The Brookfield District Museum is located in a converted post office building. Brookfield Showgrounds image.
Even those who aren't necessarily history buffs will love Brookfield District Museum's collection of objects, documents and photographs depicting the days of yesteryear. On our visit to this three-room museum, we ground coffee by hand, viewed illustrated maps, inspected an antique manual typewriter, felt the heavy weight of bullock chains, read written recollections and pored over photos.

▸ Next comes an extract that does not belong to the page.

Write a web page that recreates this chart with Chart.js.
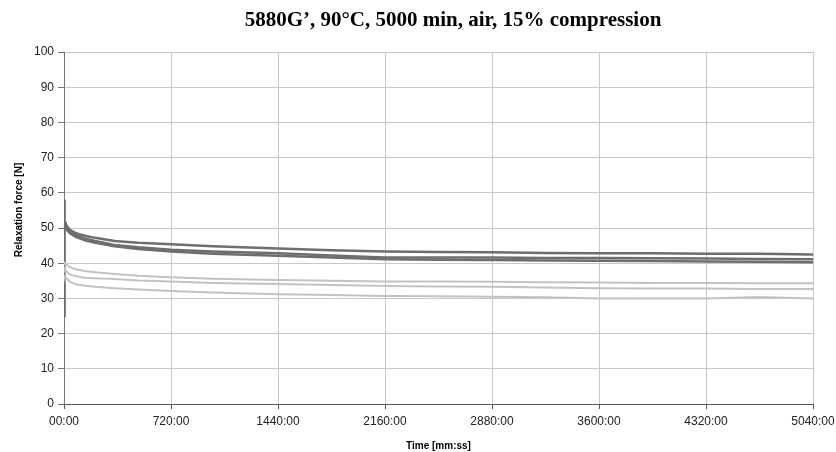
<!DOCTYPE html>
<html>
<head>
<meta charset="utf-8">
<script src="https://cdn.jsdelivr.net/npm/chart.js@4/dist/chart.umd.min.js"></script>
<style>
  html, body { margin: 0; padding: 0; background: #fff; }
  #wrap { width: 836px; height: 452px; }
</style>
</head>
<body>
<div id="wrap"><canvas id="chart-area" width="836" height="452"></canvas></div>
<script>
// time in minutes
var times  = [0, 4, 20, 40, 80, 140, 210, 340, 500, 720, 1000, 1440, 1800, 2160, 2520, 2880, 3240, 3600, 3960, 4320, 4680, 5040];

// darker curves
var dark1  = [58, 52, 50.5, 49.5, 48.5, 47.8, 47.2, 46.3, 45.8, 45.4, 44.8, 44.2, 43.7, 43.3, 43.2, 43.1, 42.9, 42.8, 42.8, 42.7, 42.7, 42.5];
var dark2  = [51.5, 51, 50, 49, 48, 47, 46.3, 45.2, 44.5, 43.8, 43.3, 42.8, 42.2, 41.6, 41.6, 41.6, 41.5, 41.5, 41.4, 41.3, 41.2, 41.1];
var dark3  = [25, 51.5, 49.5, 48.5, 47.5, 46.5, 45.8, 44.8, 44, 43.3, 42.7, 42.1, 41.6, 41.1, 41.0, 40.9, 40.8, 40.7, 40.6, 40.5, 40.4, 40.3];

// lighter curves
var light1 = [40.4, 40, 39.5, 38.9, 38.3, 37.8, 37.4, 36.9, 36.4, 36.0, 35.6, 35.2, 35.0, 34.8, 34.8, 34.7, 34.6, 34.5, 34.4, 34.4, 34.3, 34.3];
var light2 = [38.9, 38.3, 37.5, 36.8, 36.3, 35.9, 35.7, 35.5, 35.1, 34.8, 34.4, 34.1, 33.8, 33.5, 33.4, 33.3, 33.1, 32.9, 32.8, 32.8, 32.7, 32.7];
var light3 = [36.6, 36, 35.5, 34.7, 34.0, 33.6, 33.3, 32.9, 32.5, 32.1, 31.7, 31.2, 31.0, 30.7, 30.6, 30.5, 30.3, 30.0, 30.0, 30.0, 30.4, 30.0];

var yTicks = [0, 10, 20, 30, 40, 50, 60, 70, 80, 90, 100];

var chartTitle = '5880G\u2019, 90\u00B0C, 5000 min, air, 15% compression';
var yTitle = 'Relaxation force [N]';
var xTitle = 'Time [mm:ss]';

function pts(vals) {
    return times.map(function (t, i) { return { x: t, y: vals[i] }; });
}

function line(vals, color, width) {
    return {
        data: pts(vals),
        borderColor: color,
        borderWidth: width,
        pointRadius: 0,
        tension: 0,
        fill: false
    };
}

var DARK = '#6e6e6e';
var LIGHT = '#c2c2c2';

// title + rotated y title drawn at fixed spots
var textPlugin = {
    id: 'texts',
    afterDraw: function (chart) {
        var c = chart.ctx;
        c.save();
        c.fillStyle = '#000';
        c.textAlign = 'center';
        c.textBaseline = 'middle';
        c.font = 'bold 21px "Liberation Serif", "Times New Roman", serif';
        c.fillText(chartTitle, 453, 21);
        c.translate(19, 210);
        c.rotate(-Math.PI / 2);
        c.font = 'bold 10px "Liberation Sans", Arial, sans-serif';
        c.fillText(yTitle, 0, 0);
        c.restore();
    }
};

ctx = document.getElementById('chart-area').getContext('2d');
new Chart(ctx, {
    type: 'line',
    data: {
        datasets: [
            line(light1, LIGHT, 2),
            line(light2, LIGHT, 2),
            line(light3, LIGHT, 2),
            line(dark1, DARK, 2.5),
            line(dark2, DARK, 2.5),
            line(dark3, DARK, 2.5)
        ]
    },
    options: {
        responsive: false,
        animation: false,
        layout: { padding: { left: 0, right: 23, top: 52, bottom: 0 } },
        plugins: {
            legend: { display: false },
            title: { display: false },
            tooltip: { enabled: false }
        },
        scales: {
            x: {
                type: 'linear',
                min: 0,
                max: 5040,
                afterFit: function (s) {
                    s.height = 48;
                    s.paddingLeft = 0;
                    s.paddingRight = 0;
                },
                afterBuildTicks: function (s) {
                    s.ticks = [];
                    for (var v = 0; v <= 5040; v += 720) s.ticks.push({ value: v });
                },
                ticks: {
                    color: '#222',
                    font: { family: '"Liberation Sans", Arial, sans-serif', size: 12 },
                    padding: 5,
                    maxRotation: 0,
                    callback: function (v) { return (v === 0 ? '00' : v) + ':00'; }
                },
                grid: {
                    color: '#c8c8c8',
                    tickColor: '#555',
                    tickLength: 5,
                    lineWidth: 1
                },
                border: { display: true, color: '#555', width: 1 },
                title: {
                    display: true,
                    text: xTitle,
                    color: '#000',
                    font: { family: '"Liberation Sans", Arial, sans-serif', size: 10, weight: 'bold' },
                    padding: { top: 3, bottom: 0 }
                }
            },
            y: {
                min: 0,
                max: 100,
                afterFit: function (s) { s.width = 64; },
                afterBuildTicks: function (s) {
                    s.ticks = yTicks.map(function (v) { return { value: v }; });
                },
                ticks: {
                    color: '#222',
                    font: { family: '"Liberation Sans", Arial, sans-serif', size: 12 },
                    padding: 4
                },
                grid: {
                    color: '#c8c8c8',
                    tickColor: '#777',
                    tickLength: 6,
                    lineWidth: 1
                },
                border: { display: true, color: '#777', width: 1 }
            }
        }
    },
    plugins: [textPlugin]
});
</script>
</body>
</html>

It's often said that 'Brookfield built Brisbane' because of the prominence of the area's timber industry from the 1860s. Pine and cedar was cut and hauled by bullock teams to Moggill Road's 'rafting ground' (the memory of which lives on in Rafting Ground Road and Rafting Ground Reserve) before being floated down the Brisbane river to the burgeoning city's sawmills. Different implements used by the early loggers, as well as photographs depicting different timber-getting tasks, are on display. Farming and gold mining were two other key industries which are well-represented here.
But the personal stories of the early settlers are the Brookfield District Museum's most compelling inclusions. Everyday household items from last century stand side-by-side with personal accounts from and photographs of Brookfield's first residents. For example, a waistcoat worn by one of the area's major landholders to his 1854 wedding is one of the highlights of the collection.
The building in which the Brookfield District Museum resides was once the post office in neighbouring Pullenvale. In 2004, the building was donated to the Brookfield Show Society and moved to the Brookfield Showgrounds, where it was restored and opened as a museum the following year.